Imagine if there was no such thing as hurricanes or if they were no bigger than a minor tropical storm. How impressive would Galveston be today? Ignoring that the city is susceptible to sinking like New Orleans, I'd say it'd be one of the more bragged about cities on this forum and a fine piece of urbanity.
Cairo IL at the junction of the Ohio & Miss. Rivers was intended to be a major city, but unfortunately they didn't take into account frequent flooding of the rivers and the levees were just too low. The rebuilding just became to frequent & expensive so the place essentially stagnated. The land area was also too small. Maybe OK for a 19th century city, but just too small for future growth. Also, river commerce was to some extent supplanted by railroads. Keokuk IA has a similar history as a city founded to command river commerce, that never developed to the size expected.

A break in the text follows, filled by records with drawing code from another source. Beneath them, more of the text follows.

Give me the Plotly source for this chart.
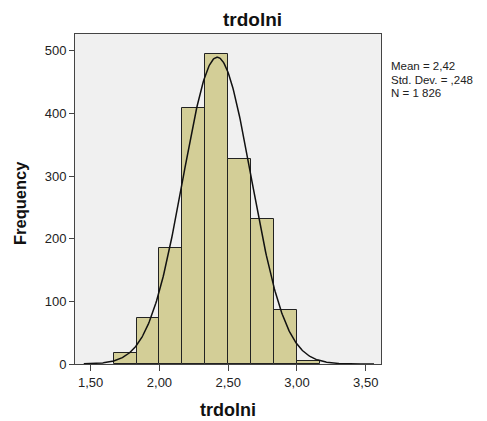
import numpy as np
import plotly.graph_objects as go

bin_left = [1.6667, 1.8333, 2.0, 2.1667, 2.3333, 2.5, 2.6667, 2.8333, 3.0]
counts = [17, 73, 185, 408, 494, 327, 232, 86, 4]
bin_width = 1 / 6
mean, sd, n = 2.42, 0.248, 1826
xtick_vals = [1.5, 2.0, 2.5, 3.0, 3.5]
xtick_text = ["1,50", "2,00", "2,50", "3,00", "3,50"]
ytick_vals = [0, 100, 200, 300, 400, 500]
stats_lines = ["Mean = 2,42", "Std. Dev. = ,248", "N = 1 826"]

centers = [b + bin_width / 2 for b in bin_left]
xs = np.linspace(1.45, 3.56, 400)
ys = n * bin_width / (sd * np.sqrt(2 * np.pi)) * np.exp(-0.5 * ((xs - mean) / sd) ** 2)

fig = go.Figure()
fig.add_trace(go.Bar(x=centers, y=counts, width=bin_width,
                     marker=dict(color="#D3CE97", line=dict(color="#222222", width=1)),
                     showlegend=False, hoverinfo="skip"))
fig.add_trace(go.Scatter(x=xs, y=ys, mode="lines", line=dict(color="#111111", width=1.5),
                         showlegend=False, hoverinfo="skip"))

font = "Liberation Sans, Arial, sans-serif"
L, R, T, B = 75, 381, 34, 364
W, H = R - L, B - T


def px(x):
    return (x - L) / W


def py(y):
    return (B - y) / H


fig.update_layout(
    width=487, height=421,
    margin=dict(l=L, r=487 - R, t=T, b=421 - B),
    paper_bgcolor="white", plot_bgcolor="#F0F0F0",
    font=dict(family=font, size=13, color="#222222"),
    bargap=0,
    xaxis=dict(range=[1.386, 3.611], tickvals=xtick_vals, ticktext=xtick_text,
               ticks="outside", ticklen=6, tickcolor="#444444", showgrid=False, zeroline=False,
               showline=True, linecolor="#444444", linewidth=1, mirror=True),
    yaxis=dict(range=[0, 526.7], tickvals=ytick_vals, ticks="outside", ticklen=5,
               tickcolor="#444444", showgrid=False, zeroline=False,
               showline=True, linecolor="#444444", linewidth=1, mirror=True),
)
# chart title
fig.add_annotation(xref="paper", yref="paper", x=px(252), y=py(20), xanchor="center",
                   yanchor="middle", showarrow=False, text="<b>trdolni</b>",
                   font=dict(size=19, color="#111111"))
# x axis title
fig.add_annotation(xref="paper", yref="paper", x=px(228), y=py(410), xanchor="center",
                   yanchor="middle", showarrow=False, text="<b>trdolni</b>",
                   font=dict(size=18, color="#111111"))
# y axis title
fig.add_annotation(xref="paper", yref="paper", x=px(20), y=py(203), xanchor="center",
                   yanchor="middle", showarrow=False, text="<b>Frequency</b>", textangle=-90,
                   font=dict(size=16.5, color="#111111"))
for i, line in enumerate(stats_lines):
    fig.add_annotation(xref="paper", yref="paper", x=px(389), y=py(66 + 13.5 * i),
                       xanchor="left", yanchor="middle", showarrow=False, text=line,
                       font=dict(size=11.5, color="#222222"))
fig.write_html("out.html")
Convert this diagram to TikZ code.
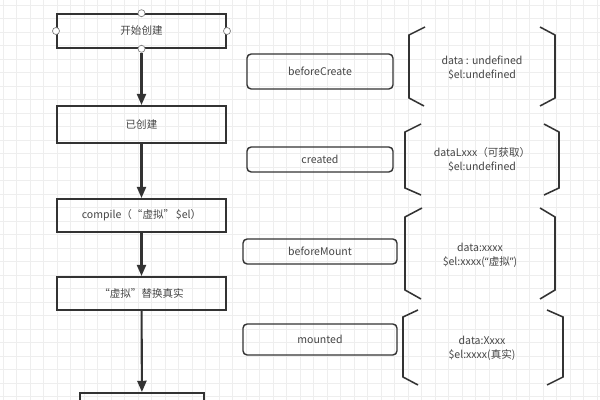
\documentclass[tikz,border=0pt]{standalone}
\usepackage{fontspec}
\setmainfont{Noto Sans CJK SC}
\newfontfamily\latinfont{Noto Sans}
\usetikzlibrary{positioning, arrows.meta}
\definecolor{linegray}{RGB}{51,51,51}
\definecolor{textgray}{RGB}{70,70,70}
\definecolor{gridgray}{RGB}{238,238,238}

\begin{document}
\begin{tikzpicture}[x=0.025cm, y=-0.025cm,
  every node/.style={font=\fontsize{7.5}{10}\selectfont, text=textgray},
  stage/.style={draw=linegray, line width=1.4pt, minimum width=4.225cm, align=center, inner sep=0pt},
  hook/.style={draw=linegray, line width=1pt, rounded corners=3pt, align=center, inner sep=0pt},
  info/.style={align=center, inner sep=0pt},
  brk/.style={draw=linegray, line width=1.1pt},
  flow/.style={draw=linegray, line width=1.5pt, -{Triangle[length=8pt, width=6.5pt]}},
  port/.style={circle, draw=gray, fill=white, line width=0.5pt, inner sep=0pt, minimum size=5pt}]
 \useasboundingbox (0,0) rectangle (600,400);
 \clip (0,0) rectangle (600,400);
 \fill[white] (0,0) rectangle (600,400);
 % grid
 \foreach \gx in {3,16.5,...,600} \draw[gridgray, line width=0.5pt] (\gx,0) -- (\gx,400);
 \foreach \gy in {5,18.5,...,400} \draw[gridgray, line width=0.5pt] (0,\gy) -- (600,\gy);

 % left column
 \node[stage, minimum height=0.84cm]  (start)   at (141.5,31)    {开始创建};
 \node[stage, minimum height=0.925cm] (created) at (141.5,124.5) {已创建};
 \node[stage, minimum height=0.825cm] (compile) at (141.5,215.5) {compile（“虚拟”\,\$el）};
 \node[stage, minimum height=0.825cm] (replace) at (141.5,293.5) {“虚拟”替换真实};
 \node[stage, minimum width=3.1cm, minimum height=0.85cm] (next) at (142,410) {};
 \foreach \p in {north, south, east, west} \node[port] (start-\p) at (start.\p) {};

 \draw[flow] (start-south) -- (created);
 \draw[flow] (created) -- (compile);
 \draw[flow] (compile) -- (replace);
 \draw[flow] (replace) -- (next);

 % hooks
 \node[hook, minimum width=3.65cm, minimum height=0.875cm] (bc) at (320,71.5)  {beforeCreate};
 \node[hook, minimum width=3.65cm, minimum height=0.625cm] (cr) at (320,159.5) {created};
 \node[hook, minimum width=3.85cm, minimum height=0.625cm] (bm) at (320,251.5) {beforeMount};
 \node[hook, minimum width=3.85cm, minimum height=0.775cm] (mo) at (320,339.5) {mounted};

 % data state
 \node[info] (s1) at (482,68)  {data : undefined\\\$el:undefined};
 \node[info] (s2) at (482,160) {dataLxxx（可获取）\\\$el:undefined};
 \node[info] (s3) at (480,255) {data:xxxx\\\$el:xxxx({\latinfont“}虚拟{\latinfont”})};
 \node[info] (s4) at (482,348) {data:Xxxx\\\$el:xxxx(真实)};

 \draw[brk] (425,27) -- (409,35) -- (409,98) -- (424,106);
 \draw[brk] (540,27) -- (555,35) -- (555,98) -- (540,106);
 \draw[brk] (421,124) -- (405,132) -- (405,188) -- (421,195);
 \draw[brk] (544,124) -- (559,132) -- (559,188) -- (544,195);
 \draw[brk] (422,208) -- (405,217) -- (405,290) -- (421,299);
 \draw[brk] (540,208) -- (555,217) -- (555,290) -- (540,299);
 \draw[brk] (418,310) -- (403,317) -- (403,377) -- (418,385);
 \draw[brk] (547,310) -- (563,317) -- (563,377) -- (547,385);
\end{tikzpicture}
\end{document}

Hannibal MO is more successful, because of the Twain connection & because they secured some rail lines.

LA, a sleepy pueblo before the 1880s, became the monster it did because of shrewd advertising & promotion (largely by railroads) in the late 19th & early 20th centuries, and because of success in securing water from the Owens & Colorado Rivers in the early 20th century. Before Arizona & Florida, the LA area (especially Pasadena) was a winter playground & retirement center for the wealthy and not so wealthy. Vast oil fields were also discovered under the LA basin. Then the movies found that they could film all year, aerospace moved in, and the rest is history.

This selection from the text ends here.